*Exercise directions*
Copy the data that follows, character for character, minus the pictures.

>> START Supplied information

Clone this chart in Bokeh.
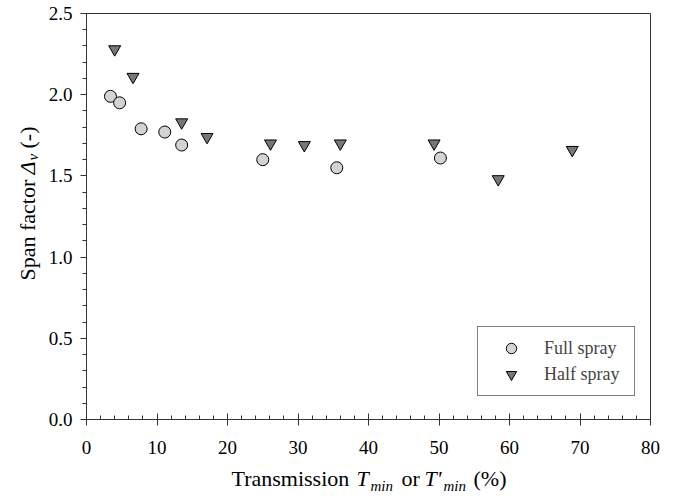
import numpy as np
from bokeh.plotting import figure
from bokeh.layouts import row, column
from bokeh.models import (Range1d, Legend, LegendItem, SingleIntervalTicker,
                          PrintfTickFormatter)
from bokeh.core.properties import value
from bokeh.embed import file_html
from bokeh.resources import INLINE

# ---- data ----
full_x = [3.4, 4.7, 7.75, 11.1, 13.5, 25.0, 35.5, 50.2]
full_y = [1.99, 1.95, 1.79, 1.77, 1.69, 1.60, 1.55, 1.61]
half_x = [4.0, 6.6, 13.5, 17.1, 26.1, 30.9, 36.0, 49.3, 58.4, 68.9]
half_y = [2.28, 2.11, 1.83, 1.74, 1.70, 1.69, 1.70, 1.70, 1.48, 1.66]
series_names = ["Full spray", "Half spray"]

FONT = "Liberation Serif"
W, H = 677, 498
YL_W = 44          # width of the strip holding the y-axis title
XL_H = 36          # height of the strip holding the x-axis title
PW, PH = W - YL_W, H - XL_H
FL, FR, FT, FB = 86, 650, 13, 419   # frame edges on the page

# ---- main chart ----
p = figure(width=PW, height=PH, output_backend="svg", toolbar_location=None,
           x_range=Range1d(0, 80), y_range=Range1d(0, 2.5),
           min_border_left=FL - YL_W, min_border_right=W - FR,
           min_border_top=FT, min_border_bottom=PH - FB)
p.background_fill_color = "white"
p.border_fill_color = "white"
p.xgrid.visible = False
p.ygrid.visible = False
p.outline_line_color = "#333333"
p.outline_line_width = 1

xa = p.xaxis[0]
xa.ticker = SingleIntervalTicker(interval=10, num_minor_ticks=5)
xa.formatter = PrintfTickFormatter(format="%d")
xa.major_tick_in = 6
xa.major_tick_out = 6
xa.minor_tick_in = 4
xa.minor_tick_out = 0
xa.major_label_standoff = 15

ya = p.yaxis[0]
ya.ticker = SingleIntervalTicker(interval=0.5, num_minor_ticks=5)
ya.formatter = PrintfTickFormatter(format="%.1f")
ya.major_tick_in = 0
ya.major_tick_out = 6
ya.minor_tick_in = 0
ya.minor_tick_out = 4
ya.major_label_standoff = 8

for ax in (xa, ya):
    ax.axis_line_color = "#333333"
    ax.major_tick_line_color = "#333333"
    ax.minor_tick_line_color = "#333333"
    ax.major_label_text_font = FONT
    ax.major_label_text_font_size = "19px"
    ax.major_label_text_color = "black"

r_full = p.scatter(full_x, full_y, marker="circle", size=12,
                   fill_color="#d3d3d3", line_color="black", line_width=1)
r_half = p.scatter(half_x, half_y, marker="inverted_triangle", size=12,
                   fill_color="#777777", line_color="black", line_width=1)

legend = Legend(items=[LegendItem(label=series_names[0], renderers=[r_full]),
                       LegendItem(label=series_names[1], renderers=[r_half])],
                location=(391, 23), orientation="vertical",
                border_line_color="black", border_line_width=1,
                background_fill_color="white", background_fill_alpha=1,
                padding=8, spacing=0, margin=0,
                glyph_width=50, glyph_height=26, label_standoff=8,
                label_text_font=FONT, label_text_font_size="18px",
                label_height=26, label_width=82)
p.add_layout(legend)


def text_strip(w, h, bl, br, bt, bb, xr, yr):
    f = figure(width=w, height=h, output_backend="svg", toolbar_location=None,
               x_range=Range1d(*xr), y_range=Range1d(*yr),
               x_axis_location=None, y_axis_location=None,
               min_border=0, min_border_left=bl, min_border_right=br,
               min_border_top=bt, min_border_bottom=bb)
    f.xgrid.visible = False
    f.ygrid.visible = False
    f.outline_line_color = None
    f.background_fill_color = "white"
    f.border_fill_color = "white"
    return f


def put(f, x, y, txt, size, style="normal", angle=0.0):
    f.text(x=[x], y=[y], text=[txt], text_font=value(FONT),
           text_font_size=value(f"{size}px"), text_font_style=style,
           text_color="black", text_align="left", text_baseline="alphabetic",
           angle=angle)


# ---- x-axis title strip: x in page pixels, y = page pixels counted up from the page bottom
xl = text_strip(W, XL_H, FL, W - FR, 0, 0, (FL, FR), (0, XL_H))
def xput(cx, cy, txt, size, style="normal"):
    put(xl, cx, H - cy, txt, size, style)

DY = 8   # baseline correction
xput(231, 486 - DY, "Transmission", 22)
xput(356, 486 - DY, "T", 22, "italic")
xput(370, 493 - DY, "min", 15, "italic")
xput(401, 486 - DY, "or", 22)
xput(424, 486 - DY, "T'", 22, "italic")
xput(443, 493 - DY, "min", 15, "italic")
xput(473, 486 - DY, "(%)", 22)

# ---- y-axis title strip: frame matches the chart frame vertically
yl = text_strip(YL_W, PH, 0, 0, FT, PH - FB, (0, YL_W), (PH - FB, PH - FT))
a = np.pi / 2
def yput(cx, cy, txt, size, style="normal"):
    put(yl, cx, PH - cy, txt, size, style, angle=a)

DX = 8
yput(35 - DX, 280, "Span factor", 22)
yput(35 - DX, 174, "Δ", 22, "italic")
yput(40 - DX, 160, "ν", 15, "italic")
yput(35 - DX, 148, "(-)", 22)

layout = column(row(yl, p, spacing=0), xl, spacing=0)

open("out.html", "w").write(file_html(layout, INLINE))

>> END Supplied information

*Answer to this problem*
Clone this chart in Bokeh.
import numpy as np
from bokeh.plotting import figure
from bokeh.layouts import row, column
from bokeh.models import (Range1d, Legend, LegendItem, SingleIntervalTicker,
                          PrintfTickFormatter)
from bokeh.core.properties import value
from bokeh.embed import file_html
from bokeh.resources import INLINE

# ---- data ----
full_x = [3.4, 4.7, 7.75, 11.1, 13.5, 25.0, 35.5, 50.2]
full_y = [1.99, 1.95, 1.79, 1.77, 1.69, 1.60, 1.55, 1.61]
half_x = [4.0, 6.6, 13.5, 17.1, 26.1, 30.9, 36.0, 49.3, 58.4, 68.9]
half_y = [2.28, 2.11, 1.83, 1.74, 1.70, 1.69, 1.70, 1.70, 1.48, 1.66]
series_names = ["Full spray", "Half spray"]

FONT = "Liberation Serif"
W, H = 677, 498
YL_W = 44          # width of the strip holding the y-axis title
XL_H = 36          # height of the strip holding the x-axis title
PW, PH = W - YL_W, H - XL_H
FL, FR, FT, FB = 86, 650, 13, 419   # frame edges on the page

# ---- main chart ----
p = figure(width=PW, height=PH, output_backend="svg", toolbar_location=None,
           x_range=Range1d(0, 80), y_range=Range1d(0, 2.5),
           min_border_left=FL - YL_W, min_border_right=W - FR,
           min_border_top=FT, min_border_bottom=PH - FB)
p.background_fill_color = "white"
p.border_fill_color = "white"
p.xgrid.visible = False
p.ygrid.visible = False
p.outline_line_color = "#333333"
p.outline_line_width = 1

xa = p.xaxis[0]
xa.ticker = SingleIntervalTicker(interval=10, num_minor_ticks=5)
xa.formatter = PrintfTickFormatter(format="%d")
xa.major_tick_in = 6
xa.major_tick_out = 6
xa.minor_tick_in = 4
xa.minor_tick_out = 0
xa.major_label_standoff = 15

ya = p.yaxis[0]
ya.ticker = SingleIntervalTicker(interval=0.5, num_minor_ticks=5)
ya.formatter = PrintfTickFormatter(format="%.1f")
ya.major_tick_in = 0
ya.major_tick_out = 6
ya.minor_tick_in = 0
ya.minor_tick_out = 4
ya.major_label_standoff = 8

for ax in (xa, ya):
    ax.axis_line_color = "#333333"
    ax.major_tick_line_color = "#333333"
    ax.minor_tick_line_color = "#333333"
    ax.major_label_text_font = FONT
    ax.major_label_text_font_size = "19px"
    ax.major_label_text_color = "black"

r_full = p.scatter(full_x, full_y, marker="circle", size=12,
                   fill_color="#d3d3d3", line_color="black", line_width=1)
r_half = p.scatter(half_x, half_y, marker="inverted_triangle", size=12,
                   fill_color="#777777", line_color="black", line_width=1)

legend = Legend(items=[LegendItem(label=series_names[0], renderers=[r_full]),
                       LegendItem(label=series_names[1], renderers=[r_half])],
                location=(391, 23), orientation="vertical",
                border_line_color="black", border_line_width=1,
                background_fill_color="white", background_fill_alpha=1,
                padding=8, spacing=0, margin=0,
                glyph_width=50, glyph_height=26, label_standoff=8,
                label_text_font=FONT, label_text_font_size="18px",
                label_height=26, label_width=82)
p.add_layout(legend)


def text_strip(w, h, bl, br, bt, bb, xr, yr):
    f = figure(width=w, height=h, output_backend="svg", toolbar_location=None,
               x_range=Range1d(*xr), y_range=Range1d(*yr),
               x_axis_location=None, y_axis_location=None,
               min_border=0, min_border_left=bl, min_border_right=br,
               min_border_top=bt, min_border_bottom=bb)
    f.xgrid.visible = False
    f.ygrid.visible = False
    f.outline_line_color = None
    f.background_fill_color = "white"
    f.border_fill_color = "white"
    return f


def put(f, x, y, txt, size, style="normal", angle=0.0):
    f.text(x=[x], y=[y], text=[txt], text_font=value(FONT),
           text_font_size=value(f"{size}px"), text_font_style=style,
           text_color="black", text_align="left", text_baseline="alphabetic",
           angle=angle)


# ---- x-axis title strip: x in page pixels, y = page pixels counted up from the page bottom
xl = text_strip(W, XL_H, FL, W - FR, 0, 0, (FL, FR), (0, XL_H))
def xput(cx, cy, txt, size, style="normal"):
    put(xl, cx, H - cy, txt, size, style)

DY = 8   # baseline correction
xput(231, 486 - DY, "Transmission", 22)
xput(356, 486 - DY, "T", 22, "italic")
xput(370, 493 - DY, "min", 15, "italic")
xput(401, 486 - DY, "or", 22)
xput(424, 486 - DY, "T'", 22, "italic")
xput(443, 493 - DY, "min", 15, "italic")
xput(473, 486 - DY, "(%)", 22)

# ---- y-axis title strip: frame matches the chart frame vertically
yl = text_strip(YL_W, PH, 0, 0, FT, PH - FB, (0, YL_W), (PH - FB, PH - FT))
a = np.pi / 2
def yput(cx, cy, txt, size, style="normal"):
    put(yl, cx, PH - cy, txt, size, style, angle=a)

DX = 8
yput(35 - DX, 280, "Span factor", 22)
yput(35 - DX, 174, "Δ", 22, "italic")
yput(40 - DX, 160, "ν", 15, "italic")
yput(35 - DX, 148, "(-)", 22)

layout = column(row(yl, p, spacing=0), xl, spacing=0)

open("out.html", "w").write(file_html(layout, INLINE))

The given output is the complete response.